Susan reporting,
Here's another fascinating garment from the Fashion Unraveled exhibition currently at the Museum at FIT in New York through November 17, 2018 (The first I shared was this 18thc gentleman's waistcoat that was remade for a woman in the 1950s). As the Museum's notes explain, this exhibition isn't about perfectly preserved, pristine garments. Instead, it "highlights the aberrant beauty in flawed objects, giving precedence to garments that have been altered, left unfinished, or deconstructed."
As a fiction writer, I'd add one more to that list: garments that survive in such an interesting state that they beg to tell their story.

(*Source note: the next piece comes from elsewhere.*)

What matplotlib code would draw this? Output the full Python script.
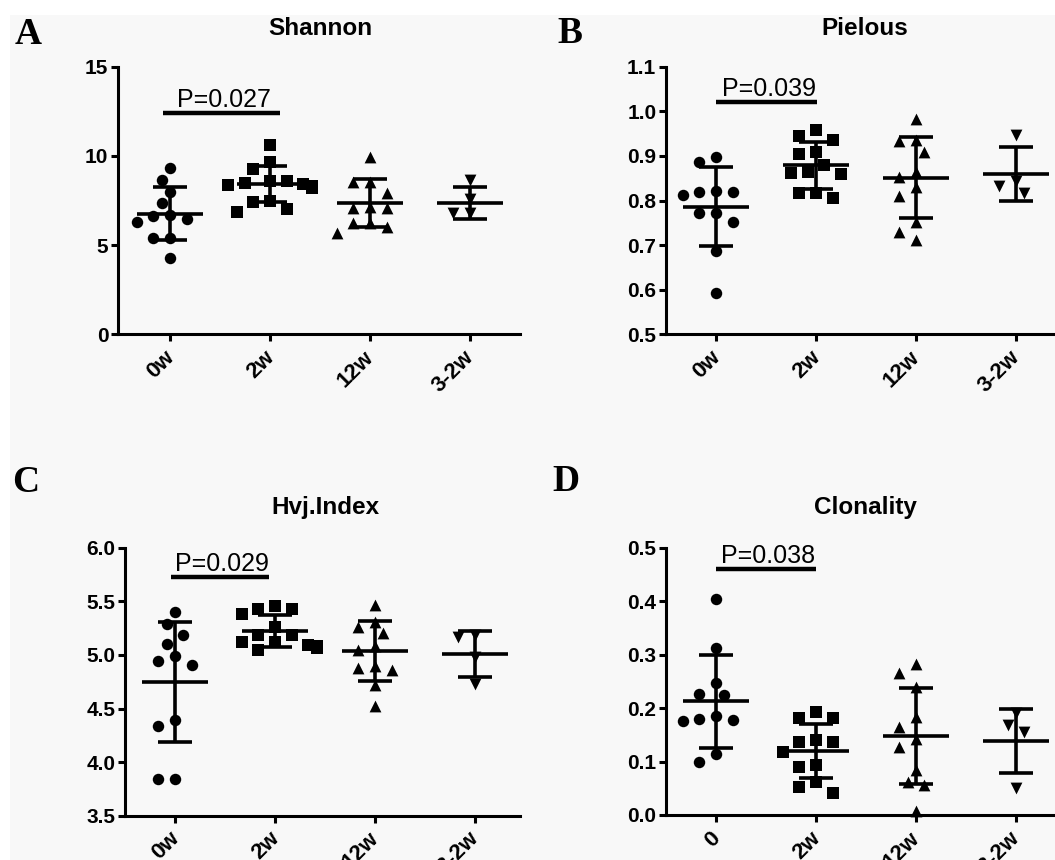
import numpy as np
import matplotlib.pyplot as plt
import matplotlib.transforms as mtransforms
from matplotlib.patches import Rectangle

plt.rcParams['font.family'] = ['Liberation Sans', 'DejaVu Sans']

groups = ['0w', '2w', '12w', '3-2w']
groups_d = ['0', '2w', '12w', '3-2w']

# Shannon
shannon = [
    [9.30, 8.65, 7.99, 7.34, 6.69, 6.45, 6.63, 6.31, 5.42, 5.42, 4.30],
    [10.6, 9.65, 9.25, 8.60, 8.45, 8.30, 8.20, 8.35, 8.50, 8.62, 7.45, 7.40, 6.85, 7.00],
    [9.96, 8.56, 8.56, 7.94, 7.06, 7.15, 7.06, 6.26, 6.26, 6.03, 5.66],
    [8.65, 7.58, 6.78, 6.78],
]
shannon_mean = [6.76, 8.43, 7.36, 7.35]
shannon_sd = [1.50, 1.03, 1.33, 0.90]

# Pielous
pielous = [
    [0.898, 0.886, 0.821, 0.818, 0.812, 0.818, 0.773, 0.773, 0.751, 0.687, 0.592],
    [0.958, 0.945, 0.936, 0.904, 0.908, 0.880, 0.861, 0.860, 0.865, 0.817, 0.816, 0.805],
    [0.983, 0.936, 0.933, 0.909, 0.865, 0.853, 0.831, 0.811, 0.752, 0.730, 0.711],
    [0.947, 0.844, 0.833, 0.816],
]
pielous_mean = [0.786, 0.879, 0.851, 0.860]
pielous_sd = [0.088, 0.053, 0.091, 0.060]

# Hvj.Index
hvj = [
    [5.40, 5.285, 5.19, 5.10, 4.99, 4.94, 4.91, 4.39, 4.34, 3.84, 3.84],
    [5.46, 5.43, 5.43, 5.38, 5.26, 5.19, 5.19, 5.12, 5.12, 5.09, 5.08, 5.05, 5.06],
    [5.47, 5.31, 5.26, 5.20, 5.08, 5.05, 4.90, 4.88, 4.86, 4.72, 4.52],
    [5.17, 5.19, 4.98, 4.73],
]
hvj_mean = [4.75, 5.22, 5.04, 5.005]
hvj_sd = [0.56, 0.15, 0.28, 0.215]

# Clonality
clonality = [
    [0.404, 0.312, 0.246, 0.224, 0.226, 0.186, 0.178, 0.175, 0.180, 0.114, 0.100],
    [0.182, 0.182, 0.193, 0.140, 0.137, 0.137, 0.117, 0.0935, 0.090, 0.062, 0.053, 0.042],
    [0.282, 0.265, 0.240, 0.184, 0.165, 0.142, 0.128, 0.084, 0.061, 0.056, 0.0075],
    [0.190, 0.168, 0.155, 0.051],
]
clonality_mean = [0.2125, 0.120, 0.148, 0.138]
clonality_sd = [0.0865, 0.050, 0.090, 0.060]

p_labels = ['P=0.027', 'P=0.039', 'P=0.029', 'P=0.038']
p_bar_y = [12.42, 1.021, 5.73, 0.461]
p_bar_x = [(-0.07, 1.10), (0.0, 1.01), (-0.04, 0.94), (0.0, 1.0)]

W, H = 1055, 860
fig = plt.figure(figsize=(W / 100, H / 100), dpi=100, facecolor='white')
fig.patches.append(Rectangle((10 / W, 0), 1 - 10 / W, 1 - 15 / H, transform=fig.transFigure,
                             facecolor='#f8f8f8', edgecolor='none', zorder=-10))

markers = ['o', 's', '^', 'v']
msizes = [68, 72, 72, 72]


def px_axes(left, top, right, bottom):
    return fig.add_axes([left / W, 1 - bottom / H, (right - left) / W, (bottom - top) / H])


def swarm(ax, x0, vals, step=1 / 12, min_px=14):
    # spread points sideways so they don't overlap (prism style)
    order = np.argsort(vals)[::-1]
    placed = []
    xs = np.zeros(len(vals))
    for idx in order:
        v = vals[idx]
        for k in [0, -1, 1, -2, 2, -3, 3, -4, 4, -5, 5]:
            xd, yd = ax.transData.transform((x0 + k * step, v))
            if all(np.hypot(xd - px, yd - py) >= min_px for px, py in placed):
                break
        placed.append((xd, yd))
        xs[idx] = x0 + k * step
    return xs


def panel(rect, xlim, ylim, yticks, fmt, labels, data, means, sds, pi):
    ax = px_axes(*rect)
    ax.set_facecolor('none')
    ax.set_xlim(xlim)
    ax.set_ylim(ylim)
    for s in ['top', 'right']:
        ax.spines[s].set_visible(False)
    for s in ['left', 'bottom']:
        ax.spines[s].set_linewidth(2.2)
    ax.set_yticks(yticks)
    ax.set_yticklabels([fmt.format(t) for t in yticks])
    ax.set_xticks(range(len(labels)))
    ax.set_xticklabels(labels, rotation=45, ha='right')
    ax.tick_params(direction='out', length=5, width=2.2, labelsize=15, pad=2)
    ax.tick_params(axis='x', labelsize=16, pad=4)
    shift = mtransforms.ScaledTranslation(6 / 72, 0, fig.dpi_scale_trans)
    for lab in ax.get_xticklabels():
        lab.set_transform(lab.get_transform() + shift)
    for lab in ax.get_xticklabels() + ax.get_yticklabels():
        lab.set_fontweight('bold')

    for i, vals in enumerate(data):
        xs = swarm(ax, i, vals)
        ax.scatter(xs, vals, marker=markers[i], s=msizes[i], color='black',
                   linewidths=0, zorder=2, clip_on=False)
        m, sd = means[i], sds[i]
        kw = dict(color='black', lw=2.6, solid_capstyle='butt', zorder=3)
        ax.plot([i - 0.333, i + 0.333], [m, m], **kw)
        ax.plot([i - 0.167, i + 0.167], [m + sd, m + sd], **kw)
        ax.plot([i - 0.167, i + 0.167], [m - sd, m - sd], **kw)
        ax.plot([i, i], [m - sd, m + sd], **kw)

    x0, x1 = p_bar_x[pi]
    ax.plot([x0, x1], [p_bar_y[pi]] * 2, color='black', lw=3.2, solid_capstyle='butt', clip_on=False)
    ax.annotate(p_labels[pi], xy=((x0 + x1) / 2 + 0.02, p_bar_y[pi]), xytext=(0, 4),
                textcoords='offset points', ha='center', va='baseline', fontsize=18)
    return ax


panel((118, 66.7, 520, 334.3), (-0.52, 3.5), (0, 15), [0, 5, 10, 15], '{:.0f}',
      groups, shannon, shannon_mean, shannon_sd, 0)
panel((666, 66.7, 1055, 334.3), (-0.5, 3.39), (0.5, 1.1), np.arange(0.5, 1.101, 0.1), '{:.1f}',
      groups, pielous, pielous_mean, pielous_sd, 1)
panel((125, 547.7, 520, 815.7), (-0.5, 3.45), (3.5, 6.0), np.arange(3.5, 6.01, 0.5), '{:.1f}',
      groups, hvj, hvj_mean, hvj_sd, 2)
panel((666, 547.7, 1055, 815), (-0.5, 3.39), (0, 0.5), np.arange(0, 0.501, 0.1), '{:.1f}',
      groups_d, clonality, clonality_mean, clonality_sd, 3)

# titles
for x, y, t in [(320, 35, 'Shannon'), (865, 35, 'Pielous'), (325, 514, 'Hvj.Index'), (865, 514, 'Clonality')]:
    fig.text(x / W, 1 - y / H, t, ha='center', va='baseline', fontsize=17.5, fontweight='bold')

# panel letters
for x, y, t in [(15, 44, 'A'), (557, 43, 'B'), (12, 492, 'C'), (552, 491, 'D')]:
    fig.text(x / W, 1 - y / H, t, ha='left', va='baseline', fontsize=27,
             fontweight='bold', family='Liberation Serif')

fig.savefig('out.png', dpi=100, facecolor=fig.get_facecolor())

This white bustle gown from the 1880s is instantly intriguing. Even an untrained eye would see that there's something not quite right about it. Instead of the usual crisp, almost architectural lines characteristic of fashion of the period, this gown seems almost droopy. There's a reason for this, of course: it was never finished. The brown silk taffeta trim is only basted into place (the long white running stitches are quite visible), the raw-edged trim is still tentatively arranged in some places, and the gathers that arrange the bustle and overskirt are decidedly lopsided. The cream-colored wool was never steamed and pressed, leaving the seams soft and bulky, almost rumpled.

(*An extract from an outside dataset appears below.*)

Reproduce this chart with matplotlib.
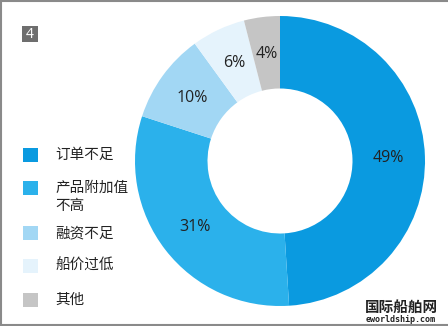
import matplotlib
matplotlib.use('agg')
import matplotlib.pyplot as plt
from matplotlib.patches import Rectangle

plt.rcParams['font.family'] = ['Noto Sans CJK SC', 'DejaVu Sans']

# data
categories = ['订单不足', '产品附加值\n不高', '融资不足', '船价过低', '其他']
shares = [49, 31, 10, 6, 4]
colors = ['#0a9ae0', '#2bb1eb', '#a2d7f4', '#e5f3fc', '#c5c5c5']

W, H = 448, 326
fig = plt.figure(figsize=(W / 100, H / 100), dpi=100)
fig.patch.set_facecolor('white')

# donut: center (280,161) px, radius 145 px
cx, cy, r = 280, 161, 145
ax = fig.add_axes([(cx - r) / W, (H - cy - r) / H, 2 * r / W, 2 * r / H])
wedges, texts, autotexts = ax.pie(
    shares, colors=colors, startangle=90, counterclock=False,
    radius=1.0, autopct='%d%%', pctdistance=0.745,
    wedgeprops=dict(width=0.5, linewidth=0),
    textprops=dict(fontsize=11.5, color='#222222', family=['Open Sans', 'DejaVu Sans']))
ax.set_xlim(-1, 1)
ax.set_ylim(-1, 1)
ax.axis('off')

# legend drawn by hand
row_y = [155, 188, 233, 266, 300]
for lab, col, y in zip(categories, colors, row_y):
    fig.patches.append(Rectangle((23 / W, (H - y - 7) / H), 15 / W, 14 / H,
                                 transform=fig.transFigure, facecolor=col,
                                 edgecolor='none'))
    lines = lab.split('\n')
    for i, ln in enumerate(lines):
        fig.text(55 / W, (H - y - i * 18) / H, ln, fontsize=10.5, color='#222222',
                 va='center', ha='left')

# panel number badge
fig.patches.append(Rectangle((22 / W, (H - 42) / H), 16 / W, 16 / H,
                             transform=fig.transFigure, facecolor='#6e6e6e',
                             edgecolor='none'))
fig.text(30 / W, (H - 34) / H, '4', fontsize=10, color='white', ha='center',
         va='center', family=['Open Sans', 'DejaVu Sans'])

# frame (left, top, bottom)
for x0, y0, x1, y1 in [(1, 0, 1, H), (0, H - 1, W, H - 1), (0, 1.5, W, 1.5)]:
    fig.add_artist(plt.Line2D([x0 / W, x1 / W], [y0 / H, y1 / H],
                              transform=fig.transFigure, color='#8a8a8a', lw=1.5))

# watermark
fig.text(401 / W, (H - 307) / H, '国际船舶网', fontsize=10.5, fontweight='bold',
         color='#222222', ha='center', va='center')
fig.text(401 / W, (H - 319.5) / H, 'eworldship.com', fontsize=6, fontweight='bold',
         color='#222222', ha='center', va='center', family=['DejaVu Sans Mono'])

fig.savefig('out.png', dpi=100)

And yet this was clearly going to be a stylish gown, and likely a costly one, too. Even if a customer changed her mind in the middle of the process, why wasn't it remodeled to fit another wearer? Why wasn't all that brown taffeta and raw-edge, fringed trim removed to use in another way? Why was it simply abandoned in this tantalizing state?
No one today has the answers. But it could certainly inspire a wealth of fictional explanations, couldn't it?
Dress, c1880, USA. Museum at FIT.
Photographs ©2018 by Susan Holloway Scott.
4 comments:
It doesn't look white. I would guess the seamstress's apprentice developed carpal tunnel from sewing that dress.
The dress is lovely.
A less prosaic reason: the bride who had ordered it for her honey moon cancelled the wedding or ran away with the best man, or was jilted.
I prefer any of those scenarios to having her die or her father lose everything and the groom to be backed out.
This does pose an unlimited number of possibilities, doesn't it? Thanks for the fun post!
If the sewists of that time are anything like us, it probably got chucked into the naughty corner in disgust over something that was SO hard to fix, and stayed there!!
I think I've read too many Grace Livingston Hill novels, but my first thought was: it was part of a trousseau, and the groom died before the wedding--grieving bride keeps all her treasures, won't allow anyone to touch them. Although, now that I recall, Frances Hodgson Burnett used that plot too, in "Theo".